Un ulteriore fatto emerso durante il procedimento è che l’opera era stata esposta in una mostra con una prefazione scritta dal direttore della Fondazione ed era apparsa in un’altra mostra sostenuta dalla Fondazione. Occorre ricordare che gli esperti e le fondazioni possono e devono essere liberi di cambiare la loro opinione, se vengono alla luce nuove informazioni d’archivio convincenti o se emergono nuove tecniche per analizzare un’opera d’arte. Tuttavia, qualsiasi cambiamento di opinione richiede una dettagliata ed analitica giustificazione. Quando è ben ragionato, un cambiamento di opinione da parte di uno studioso qualificato può avere un enorme impatto storico-artistico e di mercato sull’opera.

Infine, c’è la formulazione della Corte d’Appello riguardo al “monopolio” della Fondazione e ad un suo potenziale “conflitto di interessi”. Non vedo questo aspetto solo in relazione allo scarcity pricing. Se una fondazione rilascia expertise e certificati di autenticità e, allo stesso tempo, è autrice del catalogo ragionato dell’artista ed inoltre vende opere di tale artista, allora sono d’accordo con la Corte d’Appello che la posizione di monopolio della fondazione possa qualificare la sua condotta come “sleale” rispetto al lavoro di qualsiasi altro studioso che esprima pareri sull’autenticità delle opere dell’artista. Inoltre, una fondazione potrebbe rifiutare il rilascio di certificati di autenticità di opere che siano state considerate autentiche da altri studiosi qualificati e rispettati, causandone la svalutazione sul mercato e non permettendone l’inclusione nel catalogo ragionato.

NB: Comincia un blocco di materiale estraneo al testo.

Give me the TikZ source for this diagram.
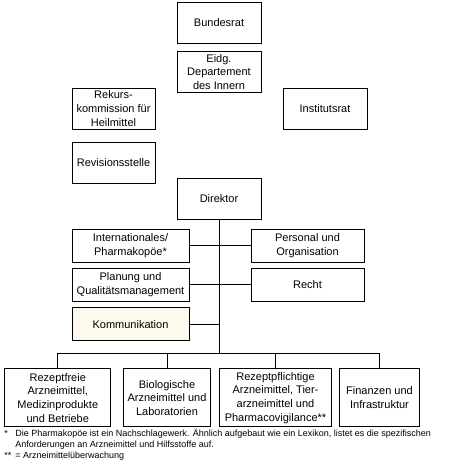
\documentclass[tikz,border=0pt]{standalone}
\usepackage{fontspec}
\setmainfont{Liberation Sans}
\usetikzlibrary{positioning}
\definecolor{cream}{RGB}{253,249,236}

\begin{document}
\begin{tikzpicture}[x=1pt, y=-1pt, on grid, line width=0.8pt,
  box/.style={draw, align=center, inner sep=1pt, font=\fontsize{11}{13.7}\selectfont},
  top/.style={box, minimum width=84pt, minimum height=41pt},
  staff/.style={box, minimum width=117pt, minimum height=33pt},
  dept/.style={box, minimum height=58pt},
  note/.style={anchor=base west, inner sep=0pt, font=\fontsize{9}{11}\selectfont}]
\useasboundingbox (0,0) rectangle (451,468);
% oversight
\node[top] (bund) at (219,22.8) {Bundesrat};
\node[top] (eidg) [below=49.2pt of bund] {Eidg.\\Departement\\des Innern};
\node[top, minimum width=83pt] (rekurs) at (113.5,108.5) {Rekurs-\\kommission für\\Heilmittel};
\node[top] (irat) [right=211.5pt of rekurs] {Institutsrat};
\node[top, minimum width=83pt] (rev) [below=54.5pt of rekurs] {Revisionsstelle};
\node[top] (dir) at (219,199) {Direktor};
% staff units
\node[staff] (intl) at (130.5,245.8) {Internationales/\\Pharmakopöe*};
\node[staff, minimum width=113pt] (pers) [right=177pt of intl] {Personal und\\Organisation};
\node[staff] (plan) [below=39pt of intl] {Planung und\\Qualitätsmanagement};
\node[staff, minimum width=113pt] (recht) [right=177pt of plan] {Recht};
\node[staff, fill=cream] (komm) [below=39.4pt of plan] {Kommunikation};
% divisions
\node[dept, minimum width=106pt] (otc) at (57.8,397.8) {Rezeptfreie\\Arzneimittel,\\Medizinprodukte\\und Betriebe};
\node[dept, minimum width=87pt] (bio) [right=109.2pt of otc] {Biologische\\Arzneimittel und\\Laboratorien};
\node[dept, minimum width=112pt] (rx) [right=108.5pt of bio] {Rezeptpflichtige\\Arzneimittel, Tier-\\arzneimittel und\\Pharmacovigilance**};
\node[dept, minimum width=80pt] (fin) [right=104pt of rx] {Finanzen und\\Infrastruktur};
\coordinate (bus) at (219,353.5);
\path[draw]
(dir) -- (bus)
(intl) -- (pers)
(plan) -- (recht)
(komm) -- (komm -| dir)
(otc) |- (bus) -| (fin)
(bio) -- (bio |- bus)
(rx) -- (rx |- bus);
% footnotes
\node[note] (s1) at (4,436) {*};
\node[note] (n1) at (15,436) {Die Pharmakopöe ist ein Nachschlagewerk. Ähnlich aufgebaut wie ein Lexikon, listet es die spezifischen};
\node[note] (n2) at (15,447.3) {Anforderungen an Arzneimittel und Hilfsstoffe auf.};
\node[note] (s2) at (4,458.7) {**};
\node[note] (n3) at (15,458.7) {= Arzneimittelüberwachung};
\end{tikzpicture}
\end{document}
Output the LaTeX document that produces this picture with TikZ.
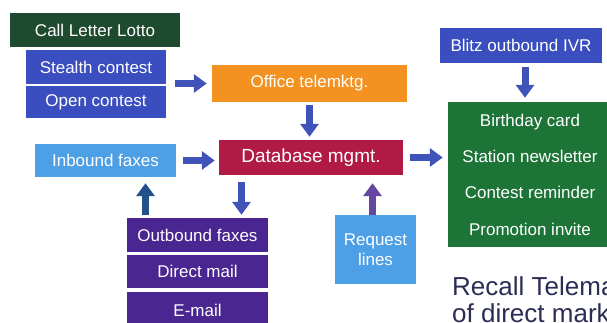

La sentenza della Corte d’Appello lascia tuttavia aperte due domande più generali: La situazione attuale sta potenzialmente permettendo alle fondazioni e gli archivi ad essere in “concorrenza sleale” rispetto alla più estesa comunità degli storici dell’arte, ostacolando un dibattito importante e fruttuoso e non lasciando spazio a opinioni espresse da altri studiosi, altrettanto valide rispetto a quelle espresse dalle stesse fondazioni o archivi? Il sistema attuale è in grado di creare affidabilità nel mercato? Personalmente, ritengo che sia confortante sapere che la legge abbia iniziato ad intervenire in modo chiaro su questi temi e spero che sia solo un primo passo.